┌──

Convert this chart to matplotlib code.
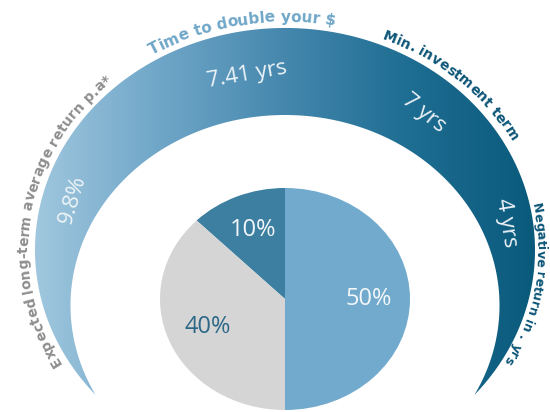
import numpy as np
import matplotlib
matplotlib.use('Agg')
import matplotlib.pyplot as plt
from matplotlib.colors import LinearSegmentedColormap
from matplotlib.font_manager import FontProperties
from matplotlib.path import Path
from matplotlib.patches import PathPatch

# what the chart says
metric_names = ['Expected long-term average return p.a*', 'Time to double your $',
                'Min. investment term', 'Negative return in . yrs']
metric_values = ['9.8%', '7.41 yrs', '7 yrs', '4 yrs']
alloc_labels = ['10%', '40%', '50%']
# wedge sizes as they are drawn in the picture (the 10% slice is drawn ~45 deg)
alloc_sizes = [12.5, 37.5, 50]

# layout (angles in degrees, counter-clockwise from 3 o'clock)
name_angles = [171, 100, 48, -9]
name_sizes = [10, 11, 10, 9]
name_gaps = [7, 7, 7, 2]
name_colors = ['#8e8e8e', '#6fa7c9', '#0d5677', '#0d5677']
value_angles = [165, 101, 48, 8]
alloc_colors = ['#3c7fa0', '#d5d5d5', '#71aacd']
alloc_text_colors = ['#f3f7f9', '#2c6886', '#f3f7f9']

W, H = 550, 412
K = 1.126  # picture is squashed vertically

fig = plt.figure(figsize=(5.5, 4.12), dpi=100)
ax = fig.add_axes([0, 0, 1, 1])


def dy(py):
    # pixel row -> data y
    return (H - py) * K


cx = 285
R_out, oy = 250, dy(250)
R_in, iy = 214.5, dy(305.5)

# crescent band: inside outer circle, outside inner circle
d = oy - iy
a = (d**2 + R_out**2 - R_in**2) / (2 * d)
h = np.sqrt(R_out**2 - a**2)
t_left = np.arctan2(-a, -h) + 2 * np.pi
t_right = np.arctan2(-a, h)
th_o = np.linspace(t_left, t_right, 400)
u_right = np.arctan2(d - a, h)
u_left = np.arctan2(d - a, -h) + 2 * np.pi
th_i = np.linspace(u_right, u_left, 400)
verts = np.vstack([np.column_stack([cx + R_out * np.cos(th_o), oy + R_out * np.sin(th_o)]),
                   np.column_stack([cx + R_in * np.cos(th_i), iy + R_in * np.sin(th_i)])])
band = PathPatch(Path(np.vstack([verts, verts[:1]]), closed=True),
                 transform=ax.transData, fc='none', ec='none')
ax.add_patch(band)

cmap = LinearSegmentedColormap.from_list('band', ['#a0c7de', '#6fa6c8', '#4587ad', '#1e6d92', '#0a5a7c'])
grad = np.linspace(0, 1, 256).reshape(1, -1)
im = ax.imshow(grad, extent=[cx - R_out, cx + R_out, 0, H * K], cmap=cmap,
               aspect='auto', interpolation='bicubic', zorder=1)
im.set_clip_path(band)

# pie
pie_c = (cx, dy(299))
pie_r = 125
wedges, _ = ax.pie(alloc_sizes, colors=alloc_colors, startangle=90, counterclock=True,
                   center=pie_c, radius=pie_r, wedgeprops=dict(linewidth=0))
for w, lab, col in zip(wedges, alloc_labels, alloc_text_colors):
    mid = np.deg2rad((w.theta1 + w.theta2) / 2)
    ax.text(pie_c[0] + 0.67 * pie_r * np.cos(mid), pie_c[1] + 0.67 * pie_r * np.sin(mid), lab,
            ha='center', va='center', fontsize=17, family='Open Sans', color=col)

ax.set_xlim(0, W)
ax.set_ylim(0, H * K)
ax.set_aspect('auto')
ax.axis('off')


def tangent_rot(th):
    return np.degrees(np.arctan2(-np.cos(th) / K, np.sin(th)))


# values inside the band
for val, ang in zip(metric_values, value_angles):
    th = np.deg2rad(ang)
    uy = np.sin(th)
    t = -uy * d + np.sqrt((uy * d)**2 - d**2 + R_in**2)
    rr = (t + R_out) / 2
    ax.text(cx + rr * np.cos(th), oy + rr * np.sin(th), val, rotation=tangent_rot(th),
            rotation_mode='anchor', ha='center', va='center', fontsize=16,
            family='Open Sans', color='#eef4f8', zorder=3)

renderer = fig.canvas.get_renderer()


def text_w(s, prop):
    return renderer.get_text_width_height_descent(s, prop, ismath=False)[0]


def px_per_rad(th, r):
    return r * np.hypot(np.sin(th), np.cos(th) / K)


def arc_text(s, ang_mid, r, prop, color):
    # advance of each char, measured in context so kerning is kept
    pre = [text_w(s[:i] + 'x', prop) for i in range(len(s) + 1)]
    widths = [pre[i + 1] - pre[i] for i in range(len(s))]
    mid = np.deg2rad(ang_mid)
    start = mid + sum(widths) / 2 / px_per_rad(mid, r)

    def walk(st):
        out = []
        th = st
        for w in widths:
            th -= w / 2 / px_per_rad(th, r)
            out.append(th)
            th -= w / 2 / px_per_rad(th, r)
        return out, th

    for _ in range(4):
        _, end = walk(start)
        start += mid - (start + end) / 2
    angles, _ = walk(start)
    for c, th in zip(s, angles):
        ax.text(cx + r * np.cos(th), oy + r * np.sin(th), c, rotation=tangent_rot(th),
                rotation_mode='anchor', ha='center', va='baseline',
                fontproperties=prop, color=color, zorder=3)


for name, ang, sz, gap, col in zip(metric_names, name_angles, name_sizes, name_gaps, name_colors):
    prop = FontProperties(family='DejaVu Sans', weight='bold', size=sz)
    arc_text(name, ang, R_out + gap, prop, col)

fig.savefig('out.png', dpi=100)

└──

Repeat the listing above exactly from its first line to the line containing "R_in, iy = 214.5, dy(305.5)", both included, and omit the pictures.

ANSWER TO THIS TASK:
Convert this chart to matplotlib code.
import numpy as np
import matplotlib
matplotlib.use('Agg')
import matplotlib.pyplot as plt
from matplotlib.colors import LinearSegmentedColormap
from matplotlib.font_manager import FontProperties
from matplotlib.path import Path
from matplotlib.patches import PathPatch

# what the chart says
metric_names = ['Expected long-term average return p.a*', 'Time to double your $',
                'Min. investment term', 'Negative return in . yrs']
metric_values = ['9.8%', '7.41 yrs', '7 yrs', '4 yrs']
alloc_labels = ['10%', '40%', '50%']
# wedge sizes as they are drawn in the picture (the 10% slice is drawn ~45 deg)
alloc_sizes = [12.5, 37.5, 50]

# layout (angles in degrees, counter-clockwise from 3 o'clock)
name_angles = [171, 100, 48, -9]
name_sizes = [10, 11, 10, 9]
name_gaps = [7, 7, 7, 2]
name_colors = ['#8e8e8e', '#6fa7c9', '#0d5677', '#0d5677']
value_angles = [165, 101, 48, 8]
alloc_colors = ['#3c7fa0', '#d5d5d5', '#71aacd']
alloc_text_colors = ['#f3f7f9', '#2c6886', '#f3f7f9']

W, H = 550, 412
K = 1.126  # picture is squashed vertically

fig = plt.figure(figsize=(5.5, 4.12), dpi=100)
ax = fig.add_axes([0, 0, 1, 1])


def dy(py):
    # pixel row -> data y
    return (H - py) * K


cx = 285
R_out, oy = 250, dy(250)
R_in, iy = 214.5, dy(305.5)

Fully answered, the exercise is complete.